After all, peace is fleeting, fragile and easily broken. Peace is readily distracted. Peace is coy, difficult to find and keep. And worst of all, peace is relative to our perceptions and experience. Peace is not simply the absence of violence. Peace is intentional.

Psalm 34:12, 14
Whoever of you loves life and desires to see many good days, . . . Turn from evil and do good; seek peace and pursue it.

Before I can even consider the pursuit of peace, I must first turn from evil and do good. In other words, peace is impossible in the midst of evil-doing: lying, cheating, gossiping, coveting, envying, gluttony, resenting and hating, just to name a few. And then there are the more obvious crimes of evil among peoples and nations: murder, adultery, stealing, bribery, destruction, uncontrolled ambition.

How badly do I want peace? Am I willing to turn away from bad habits in the name of peace? Or, is it just a kind of talk, a warm fuzzy type of wishful thinking. Is it like hoping to win the lottery. Am I waiting for some outside force to give me the desire to change? If I just had this or that, then I could change. If my husband was better, different, stronger, more loving and attentive, more anything, then I can change? If my children were more obedient, considerate, thoughtful, reliable, or successful in school, then I can change?

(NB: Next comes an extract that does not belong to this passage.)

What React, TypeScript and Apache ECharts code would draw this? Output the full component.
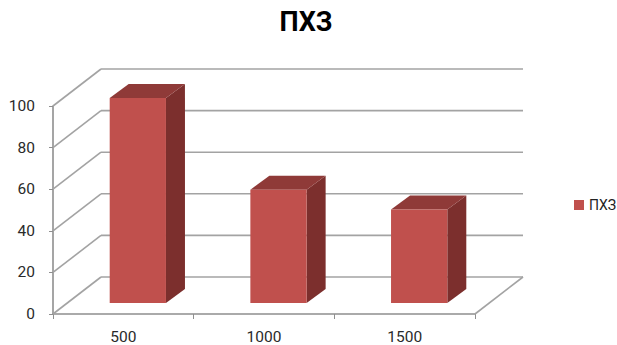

If I had a better job and a housekeeper, a cook and a complete wardrobe, then I can change?

Then I can exercise every day and stop eating emotionally, then I can stop hiding my “white lies,” then I can stop judging and gossiping, then I can stop envying my contemporaries for their apparent successes. Then…. then…. then?

Here’s the most likely solution. It’s not all or nothing. It’s not turning away from the evils and mistakes all at once. It’s in baby steps. And for each turning, there is a puzzle piece to the mystery of peace. Each time, I choose to walk away from the gravitational pull of sin (error, offense, pride), the path to peace is lit up just a little more.

Do I love life? Real life. Expansive, balanced, thrumming life? Or, have I settled for less?